Here’s another way the National Security Information may be watching you: the agency is collecting over 250 million contact lists from e-mail and instant messaging accounts each year, of which tens of millions of accounts are likely to be American.
Instead of targeting individuals, the NSA is taking mass amounts of contact data as it moves around the world. This purportedly avoids legal concerns that would restrict the program because the actions take place under the assumption that the data collected is not that of U.S. citizens, according to a report from the Washington Post,.
What to Do:If you’re really worried, get offline. Otherwise, unplug from cloud-based address book services that store and share contact info. Same goes for chat services as well as mobile device services that sync contacts to the cloud. Deploy encryption software to staff, for instant messaging and email communications.

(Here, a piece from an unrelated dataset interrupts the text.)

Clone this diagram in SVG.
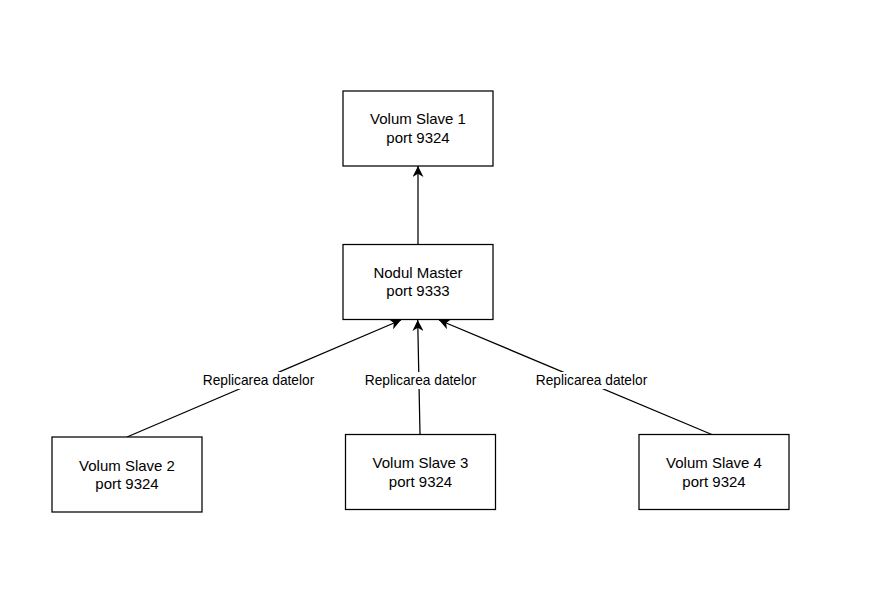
<svg xmlns="http://www.w3.org/2000/svg" width="884" height="607" viewBox="0 0 884 607">
<style>
.box{fill:#fff;stroke:#000;stroke-width:1.25}
.t{font-family:"Liberation Sans",Arial,Helvetica,sans-serif;font-size:15px;fill:#000;text-anchor:middle}
.lbl{font-family:"Liberation Sans",Arial,Helvetica,sans-serif;font-size:13.75px;fill:#000;text-anchor:middle}
.e{fill:none;stroke:#000;stroke-width:1.25}
.lb{fill:#fff}
</style>
<defs>
<marker id="arr" markerUnits="userSpaceOnUse" viewBox="0 0 10 10" markerWidth="12" markerHeight="11" refX="10" refY="5" orient="auto">
<path d="M0,0 L10,5 L0,10 L3,5 z" fill="#000"/>
</marker>
</defs>
<rect width="884" height="607" fill="#fff"/>
<g id="connectors">
<line class="e" x1="418" y1="244" x2="418" y2="166" marker-end="url(#arr)"/>
<line class="e" x1="127" y1="437" x2="401" y2="320" marker-end="url(#arr)"/>
<line class="e" x1="420" y1="434" x2="417.7" y2="320" marker-end="url(#arr)"/>
<line class="e" x1="713" y1="435" x2="439" y2="320" marker-end="url(#arr)"/>
<rect class="lb" x="202" y="372" width="113" height="17"/>
<text class="lbl" x="258.5" y="385">Replicarea datelor</text>
<rect class="lb" x="364" y="372" width="113" height="17"/>
<text class="lbl" x="420.5" y="385">Replicarea datelor</text>
<rect class="lb" x="535" y="372" width="113" height="17"/>
<text class="lbl" x="591.5" y="385">Replicarea datelor</text>
</g>
<g id="slave1">
<rect class="box" x="343" y="91" width="150" height="75"/>
<text class="t" x="418" y="124">Volum Slave 1</text>
<text class="t" x="418" y="142.5">port 9324</text>
</g>
<g id="master">
<rect class="box" x="343" y="244.5" width="150" height="75"/>
<text class="t" x="418" y="277.5">Nodul Master</text>
<text class="t" x="418" y="296">port 9333</text>
</g>
<g id="slave2">
<rect class="box" x="52" y="437" width="150" height="75"/>
<text class="t" x="127" y="470.5">Volum Slave 2</text>
<text class="t" x="127" y="489">port 9324</text>
</g>
<g id="slave3">
<rect class="box" x="345.5" y="434.5" width="150" height="75"/>
<text class="t" x="420.5" y="468">Volum Slave 3</text>
<text class="t" x="420.5" y="486.5">port 9324</text>
</g>
<g id="slave4">
<rect class="box" x="639" y="434.5" width="150" height="75"/>
<text class="t" x="714" y="468">Volum Slave 4</text>
<text class="t" x="714" y="486.5">port 9324</text>
</g>
</svg>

The NSA is exploiting U.S. law in a way that is not credible, says director of cybersecurity center.Ready Tweet
“They’re exploiting the way in which U.S. law is constructed and doing it in a way that I don’t think is credible,” says Fred Cate, a professor at Maurer School of Law at Indiana University, Bloomington, and the director of the Center for Applied Cybersecurity Research. “There’s a good faith assertion that this is not U.S. person information being collected. The problem is that in the documents from Snowden they’re advertising that they’re getting U.S. person data and you can’t have it both ways. From that point of view, it’s illegal.”
Even it such contact lists are being collected, even more problematic, according to experts, is the kind of information that can be extrapolated using the personal data that these lists contained. Even if the information contained within is supposedly anonymous, researchers have been able to de-anonymize similar forms of personal data with little trouble.
For example, one researcher showed that with only a zip code, birth date, and sex, 87 percent of the population can be identified.
“I hope this revelation goes a little closer to putting the nail in this coffin of this perception that metadata is not data and is not sensitive,” says Bryan Ford, an assistant professor of computer science at Yale University. “Because it should be obvious to people by now that it’s extremely sensitive.”
The easiest way to stop your address books from landing in the NSA’s lap? Get offline and delete your emails. If that’s not an option, as is true for most people, Ford suggests ceasing use of cloud-based contact lists and address books that sync contact information between devices.
“Whenever anyone uploads their contact list to a cloud based service it gets transmitted and it gets stored in servers all over the world,” Ford says. “A very incomplete first step would be to stick to keeping your contact list on your own machine.”
Once that information is on your computer, make sure that it doesn’t sync to anything else, and if you need to copy or transfer it, copy it manually.
“If you’re even more paranoid, I’d keep contacts you really don’t want in this system on a Post-it note in your basement, or at least in an encrypted text file on your computer rather than address book software.”
Don’t forget the phone. Address books and contact lists may live on the device, but if you’re plugging that device into your computer, they may sync with the computer or with a cloud service backing up that information. With instant messaging, the assumption should be that the content and contacts you use are likely to be interceptible, especially if you use a chat client that shares and saves that data.
“There are some specific programs developed by privacy advocates,” Ford says, referring to Silent Circle and Off the Record, which encrypt communications. “For anyone who is looking for IM products that are at least likely to have considered those issues.
While some experts believe that the NSA has too much data to analyze properly, others worry that even if the collected information is not useful today, it remains stored for some future date where the relevant data could be pulled.
“The piece of this disclosure that is the most troubling is this legal dance that the administration is trying to do to say that it’s lawful activity,” says Cate. “People assume that the motivations in this case were good, but once the ability and the data exists, the next person who does it may not have such wonderful intentions. If it’s legal now, it’ll be legal then, too.”